What South African IT leaders get wrong about IDP implementation

The most common concern IT teams raise when evaluating intelligent document processing is not about the technology itself, it is about what happens to the environment they have spent years building. South African mid-market IT departments carry real investment in their ERP platforms, document management systems, and line-of-business applications. The teams responsible for those systems are not looking for something to replace them. They are looking for something that integrates cleanly, sits alongside what already exists, and does not create a new support burden the team will be expected to absorb. That is not resistance to change; it is a professionally sound position.

The second concern is capacity. SA IT teams are lean by necessity, and a project that requires sustained internal resource for custom development and bespoke integration is not a project most teams can absorb without trade-offs elsewhere. When the choice is between an IDP implementation and the stability of existing systems, the business case needs to be grounded in clear, measurable return rather than technology enthusiasm. Both concerns are valid. Both are addressable but only if the implementation is structured correctly from the start, and scoped around the business processes that will deliver the fastest, most measurable return rather than the broadest possible automation footprint.

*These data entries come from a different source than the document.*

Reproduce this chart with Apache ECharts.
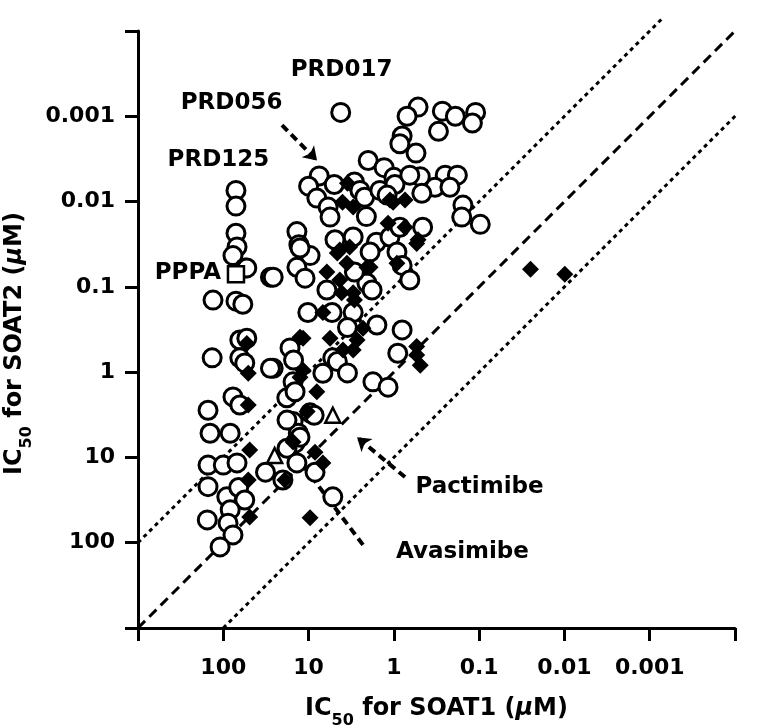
<!DOCTYPE html>
<html><head><meta charset="utf-8">
<script src="https://cdn.jsdelivr.net/npm/echarts@6/dist/echarts.min.js"></script>
<style>html,body{margin:0;padding:0;background:#fff}#c{width:783px;height:728px}</style>
</head><body><div id="c"></div>
<script>
const FONT = 'DejaVu Sans';
// axis ticks (log scale, µM)
const tickValues = [1000, 100, 10, 1, 0.1, 0.01, 0.001, 0.0001];
const tickLabels = ['', '100', '10', '1', '0.1', '0.01', '0.001', ''];

// open circles: IC50 SOAT1, IC50 SOAT2 (µM)
const circleSOAT1 = [4.2,2.0,1.3,7.5,10,5.0,2.9,2.5,8.0,5.9,5.6,2.2,2.1,1.46,1.0,3.0,13.7,13,9.6,13.7,4.9,6.1,1.6,2.07,1.11,
  71,71,71,69,77,56,28,0.52,0.70,0.27,0.19,0.11,0.12,0.30,0.80,0.85,0.55,0.97,0.49,0.65,0.25,0.18,0.33,0.22,0.47,0.155,0.16,0.097,0.46,1.2,0.85,
  26,12.6,11,10.2,5.3,2.9,3.0,1.8,1.9,0.92,0.80,0.65,1.58,3.5,0.80,0.9,16.5,15,5.2,4.6,6.8,3.5,26,18,15.2,14.4,1.76,1.17,9.6,15.2,13.2,
  132,71,59,135,64,53,64,56,28,151,77,64,53,143,83,151,100,69,151,91,66,56,154,83,88,77,109,32,17.9,14.4,17.9,12.6,13.7,20,8.6,8.4,5.2];
const circleSOAT2 = [0.0009,0.0033,0.004,0.005,0.0066,0.0063,0.0059,0.0074,0.0091,0.0116,0.0152,0.0089,0.015,0.0074,0.0052,0.026,0.0225,0.032,0.043,0.059,0.028,0.109,0.030,0.09,0.026,
  0.0074,0.0113,0.0235,0.034,0.043,0.06,0.077,0.00078,0.001,0.00087,0.001,0.0009,0.0012,0.0015,0.0017,0.0021,0.0027,0.0063,0.0051,0.0049,0.0049,0.0049,0.0068,0.0068,0.008,0.011,0.0152,0.0185,0.02,0.0084,0.02,
  0.077,0.035,0.079,0.2,0.2,0.067,0.2,0.109,0.039,0.039,0.056,0.083,0.28,0.30,0.32,0.6,0.52,0.72,0.68,0.75,1.03,1.02,0.9,2.0,1.3,1.7,1.3,1.5,3.0,3.8,5.2,
  0.143,0.147,0.16,0.68,0.42,0.40,0.68,0.78,0.9,2.8,1.95,2.43,0.06,5.2,5.2,12.3,12.3,11.6,22,29,22.5,31.6,54,41,59,81,112,14.9,3.65,6.8,7.8,5.8,11.6,18.4,3.2,14.9,29];

// filled diamonds
const diamondSOAT1 = [3.5,4.0,3.0,1.02,1.17,4.3,6.1,2.07,3.0,1.11,0.74,0.74,0.52,4.1,4.3,2.9,6.8,3.55,1.9,0.92,11.6,5.6,2.7,2.3,3.95,3.0,
  0.54,0.54,0.49,11.6,12.6,8.0,10.4,3.3,4.6,0.54,53,51,51,12.6,49,15.2,8.4,6.8,51,19,9.6,49,0.025,0.0099];
const diamondSOAT2 = [0.0061,0.0102,0.0116,0.0102,0.018,0.037,0.067,0.059,0.117,0.0096,0.0096,0.02,0.028,0.117,0.083,0.143,0.2,0.053,0.059,0.053,0.40,0.4,0.42,0.305,0.55,0.55,
  0.50,0.63,0.83,0.95,1.15,1.7,2.9,0.034,0.040,0.031,0.46,1.03,2.43,0.39,8.2,6.6,8.7,11.6,18.4,18.4,51,50,0.062,0.071];

// open square (PPPA) and open triangles (Pactimibe, Avasimibe)
const squareSOAT1 = [71];
const squareSOAT2 = [0.071];
const triangleSOAT1 = [5.2, 25];
const triangleSOAT2 = [3.2, 9.5];

// reference lines: SOAT2 = SOAT1/10, SOAT2 = SOAT1, SOAT2 = 10*SOAT1
const upperDotted = [[1000, 100], [0.0007, 0.00007]];
const identityLine = [[1000, 1000], [0.0001, 0.0001]];
const lowerDotted = [[100, 1000], [0.00003, 0.0003]];

// annotations (anchored in data coordinates)
const annotText = ['PRD017', 'PRD056', 'PRD125', 'PPPA', 'Pactimibe', 'Avasimibe'];
const annotSOAT1 = [4.1, 80, 114, 260, 0.099, 0.157];
const annotSOAT2 = [0.00029, 0.0007, 0.0033, 0.068, 22.3, 130];
const arrowFrom = [[20.5, 0.00127], [0.74, 17], [2.3, 106]];
const arrowTo = [[7.96, 0.0033], [2.7, 5.8], [13.7, 10]];
const arrowHead = [true, true, false];

function fmt(v) {
  const e = Math.round(Math.log10(v));
  const i = tickValues.findIndex(t => Math.round(Math.log10(t)) === e);
  return i >= 0 ? tickLabels[i] : '';
}
const zip = (a, b) => a.map((x, i) => [x, b[i]]);

const richName = {
  a: {fontFamily: FONT, fontWeight: 'bold', fontSize: 24, lineHeight: 26, verticalAlign: 'top', color: '#000'},
  i: {fontFamily: FONT, fontWeight: 'bold', fontStyle: 'italic', fontSize: 24, lineHeight: 26, verticalAlign: 'top', color: '#000'},
  s: {fontFamily: FONT, fontWeight: 'bold', fontSize: 16, lineHeight: 16, padding: [16, 0, 0, 0], verticalAlign: 'top', color: '#000'}
};
function axisCommon() {
  return {
    type: 'log', logBase: 10, min: 0.0001, max: 1000, interval: 1, inverse: true,
    axisLine: {show: true, onZero: false, lineStyle: {color: '#000', width: 3}},
    axisTick: {show: true, inside: false, length: 13, lineStyle: {color: '#000', width: 3}},
    axisLabel: {formatter: fmt, color: '#000', fontFamily: FONT, fontWeight: 'bold', fontSize: 22, showMinLabel: true, showMaxLabel: true},
    splitLine: {show: false},
    nameLocation: 'middle'
  };
}
const xAxis = Object.assign(axisCommon(), {name: '{a|IC}{s|50}{a| for SOAT1 (}{i|μ}{a|M)}', nameGap: 69,
  nameTextStyle: {rich: richName}});
xAxis.axisLabel.margin = 29;
const yAxis = Object.assign(axisCommon(), {name: '{a|IC}{s|50}{a| for SOAT2 (}{i|μ}{a|M)}', nameGap: 108,
  nameTextStyle: {rich: richName, padding: [0, 28, 0, 0]}});
yAxis.axisLabel.margin = 23;

const refLine = (data, type) => ({
  type: 'line', data, symbol: 'none', showSymbol: false, clip: false, silent: true, z: 1,
  lineStyle: {color: '#000', width: 3, type}
});

const option = {
  animation: false,
  backgroundColor: '#fff',
  grid: {left: 138, right: 48, top: 31, bottom: 100, containLabel: false, outerBoundsMode: 'none'},
  xAxis, yAxis,
  series: [
    refLine(upperDotted, [4, 4]),
    refLine(identityLine, [10, 6]),
    refLine(lowerDotted, [4, 4]),
    {
      type: 'lines', coordinateSystem: 'cartesian2d', silent: true, z: 2,
      data: arrowFrom.map((f, i) => ({coords: [f, arrowTo[i]], symbol: ['none', arrowHead[i] ? 'arrow' : 'none'], symbolSize: 13})),
      lineStyle: {color: '#000', width: 4, type: [8, 5], opacity: 1}
    },
    {type: 'scatter', symbol: 'circle', symbolSize: 18, z: 3, silent: true,
      itemStyle: {color: '#fff', borderColor: '#000', borderWidth: 3, opacity: 1},
      data: zip(circleSOAT1, circleSOAT2)},
    {type: 'scatter', symbol: 'diamond', symbolSize: 17, z: 4, silent: true,
      itemStyle: {color: '#000', opacity: 1},
      data: zip(diamondSOAT1, diamondSOAT2)},
    {type: 'scatter', symbol: 'rect', symbolSize: 16, z: 5, silent: true,
      itemStyle: {color: '#fff', borderColor: '#000', borderWidth: 2.5, opacity: 1},
      data: zip(squareSOAT1, squareSOAT2)},
    {type: 'scatter', symbol: 'triangle', symbolSize: 15, z: 5, silent: true,
      itemStyle: {color: '#fff', borderColor: '#000', borderWidth: 2.5, opacity: 1},
      data: zip(triangleSOAT1, triangleSOAT2)}
  ]
};
const chart = echarts.init(document.getElementById('c'), null, {renderer: 'canvas'});
chart.setOption(option);
const graphics = annotText.map((t, i) => {
  const p = chart.convertToPixel({gridIndex: 0}, [annotSOAT1[i], annotSOAT2[i]]);
  return {type: 'text', x: p[0], y: p[1], z: 10, silent: true,
    style: {text: t, fill: '#000', font: 'bold 23px "DejaVu Sans"', align: 'center', verticalAlign: 'middle'}};
});
chart.setOption({graphic: graphics});
</script>
</body></html>
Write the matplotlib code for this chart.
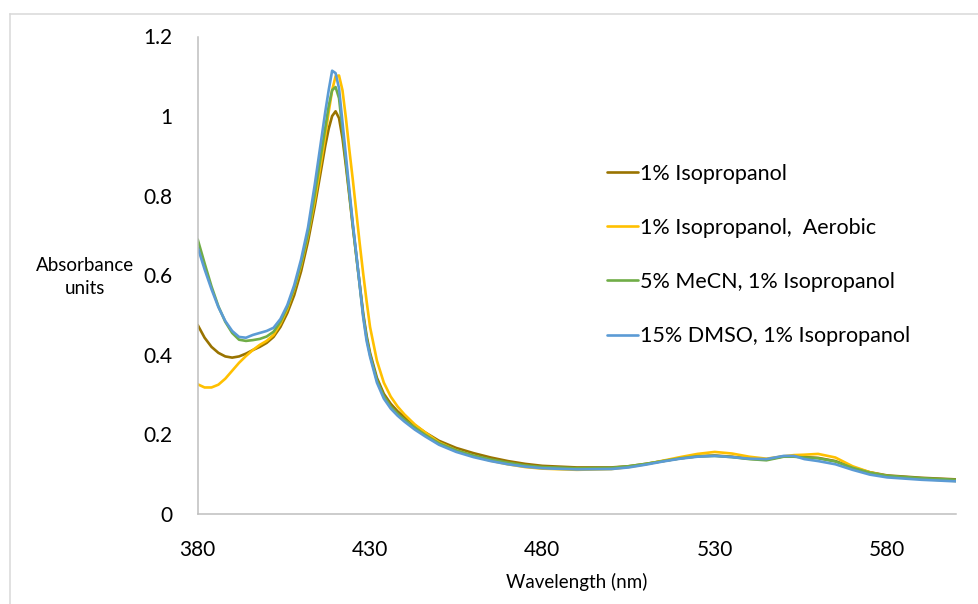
import matplotlib
matplotlib.use("Agg")
import matplotlib.pyplot as plt
from matplotlib.lines import Line2D
from matplotlib.ticker import FuncFormatter

plt.rcParams['font.family'] = ['Lato', 'DejaVu Sans']

# -----------------------------
# Data
# -----------------------------
wavelength = [380, 382, 384, 386, 388, 390, 392, 394, 396, 398, 400, 402, 404, 406, 408, 410, 412, 414, 416,
              417, 418, 419, 420, 421, 422, 423, 424, 425, 426, 427, 428, 429, 430,
              432, 434, 436, 438, 440, 443, 446,
              450, 455, 460, 465, 470, 475, 480, 490, 500,
              505, 510, 515, 520, 525, 530, 535, 540, 545, 550, 553, 556,
              560, 565, 570, 575, 580, 590, 600]

iso_1 = [0.475, 0.443, 0.420, 0.405, 0.396, 0.393, 0.396, 0.403, 0.412, 0.420, 0.430, 0.445, 0.470, 0.505, 0.550, 0.610, 0.685, 0.775, 0.875,
         0.925, 0.968, 1.000, 1.012, 0.995, 0.945, 0.875, 0.800, 0.722, 0.650, 0.578, 0.505, 0.448, 0.405,
         0.342, 0.302, 0.277, 0.258, 0.243, 0.223, 0.205,
         0.184, 0.166, 0.153, 0.142, 0.133, 0.126, 0.121, 0.117, 0.117,
         0.120, 0.126, 0.133, 0.140, 0.145, 0.147, 0.144, 0.139, 0.137, 0.145, 0.145, 0.143,
         0.141, 0.133, 0.117, 0.105, 0.097, 0.091, 0.087]

iso_aerobic = [0.326, 0.318, 0.318, 0.325, 0.340, 0.360, 0.380, 0.397, 0.412, 0.425, 0.435, 0.450, 0.478, 0.515, 0.565, 0.625, 0.700, 0.790, 0.895,
               0.950, 1.010, 1.065, 1.100, 1.102, 1.065, 0.995, 0.915, 0.840, 0.760, 0.680, 0.605, 0.535, 0.470,
               0.385, 0.330, 0.295, 0.270, 0.250, 0.225, 0.205,
               0.180, 0.160, 0.146, 0.134, 0.125, 0.118, 0.114, 0.111, 0.113,
               0.118, 0.125, 0.134, 0.143, 0.151, 0.156, 0.152, 0.144, 0.139, 0.145, 0.148, 0.149,
               0.151, 0.142, 0.120, 0.105, 0.095, 0.088, 0.083]

mecn_5 = [0.690, 0.630, 0.572, 0.522, 0.483, 0.455, 0.438, 0.435, 0.437, 0.440, 0.446, 0.458, 0.483, 0.520, 0.568, 0.630, 0.705, 0.805, 0.915,
          0.970, 1.025, 1.065, 1.073, 1.045, 0.965, 0.885, 0.805, 0.725, 0.650, 0.575, 0.500, 0.442, 0.400,
          0.336, 0.296, 0.270, 0.252, 0.237, 0.217, 0.199,
          0.178, 0.160, 0.147, 0.137, 0.129, 0.122, 0.118, 0.115, 0.116,
          0.120, 0.126, 0.133, 0.140, 0.145, 0.146, 0.143, 0.138, 0.135, 0.144, 0.144, 0.142,
          0.140, 0.132, 0.116, 0.104, 0.096, 0.090, 0.086]

dmso_15 = [0.670, 0.615, 0.565, 0.520, 0.485, 0.460, 0.445, 0.443, 0.450, 0.455, 0.460, 0.468, 0.490, 0.525, 0.575, 0.640, 0.720, 0.830, 0.950,
           1.010, 1.065, 1.114, 1.108, 1.070, 0.985, 0.900, 0.815, 0.730, 0.655, 0.575, 0.495, 0.435, 0.395,
           0.330, 0.290, 0.265, 0.247, 0.232, 0.212, 0.195,
           0.174, 0.156, 0.143, 0.133, 0.125, 0.119, 0.115, 0.112, 0.113,
           0.117, 0.124, 0.132, 0.139, 0.144, 0.146, 0.143, 0.139, 0.138, 0.146, 0.146, 0.138,
           0.133, 0.125, 0.111, 0.099, 0.092, 0.086, 0.082]

series_labels = ["1% Isopropanol", "1% Isopropanol,  Aerobic", "5% MeCN, 1% Isopropanol", "15% DMSO, 1% Isopropanol"]
series_colors = ["#997300", "#FFC000", "#70AD47", "#5B9BD5"]

x_ticks = [380, 430, 480, 530, 580]
y_ticks = [0, 0.2, 0.4, 0.6, 0.8, 1.0, 1.2]

# -----------------------------
# Figure
# -----------------------------
W, H = 979, 604
fig = plt.figure(figsize=(W / 100, H / 100), dpi=100)
ax = fig.add_axes([197.7 / W, 1 - 514 / H, (956 - 197.7) / W, (514 - 36.5) / H])

for y, lab, col in zip([iso_1, iso_aerobic, mecn_5, dmso_15], series_labels, series_colors):
    ax.plot(wavelength, y, color=col, lw=1.9, label=lab, solid_capstyle='round', solid_joinstyle='round')

ax.set_xlim(380, 600)
ax.set_ylim(0, 1.2)
ax.set_xticks(x_ticks)
ax.set_yticks(y_ticks)
ax.yaxis.set_major_formatter(FuncFormatter(lambda v, p: f"{v:g}"))
ax.tick_params(length=0, labelsize=15, colors='black')
ax.tick_params(axis='y', pad=18)
ax.tick_params(axis='x', pad=19)

for s in ['top', 'right']:
    ax.spines[s].set_visible(False)
for s in ['left', 'bottom']:
    ax.spines[s].set_color('#BFBFBF')
    ax.spines[s].set_linewidth(1.1)

ax.set_xlabel("Wavelength (nm)", fontsize=13.5, labelpad=9)
fig.text(85 / W, 1 - 277 / H, "Absorbance\nunits", fontsize=13.5, ha='center', va='center', linespacing=1.4)

leg = ax.legend(loc='upper left', bbox_to_anchor=(607 / W, 1 - 164 / H), bbox_transform=fig.transFigure,
                frameon=False, fontsize=15.5, handlelength=1.45, handletextpad=0.1,
                labelspacing=1.58, borderpad=0, borderaxespad=0)

# chart-area border (only top and left edges are visible)
fig.add_artist(Line2D([9.5 / W, 9.5 / W], [0, 1 - 13.5 / H], transform=fig.transFigure, color='#D9D9D9', lw=1.1))
fig.add_artist(Line2D([9.5 / W, 1], [1 - 13.5 / H, 1 - 13.5 / H], transform=fig.transFigure, color='#D9D9D9', lw=1.1))

fig.savefig("out.png", dpi=100)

Where should a South African business start with IDP?

The businesses that see the strongest IDP results in South Africa are the ones that resist the temptation to automate everything at once. The right starting point combines three characteristics: high document volume, high manual effort, and a clearly defined integration target. Those three characteristics together produce results quickly enough to build the internal momentum that sustains a broader rollout.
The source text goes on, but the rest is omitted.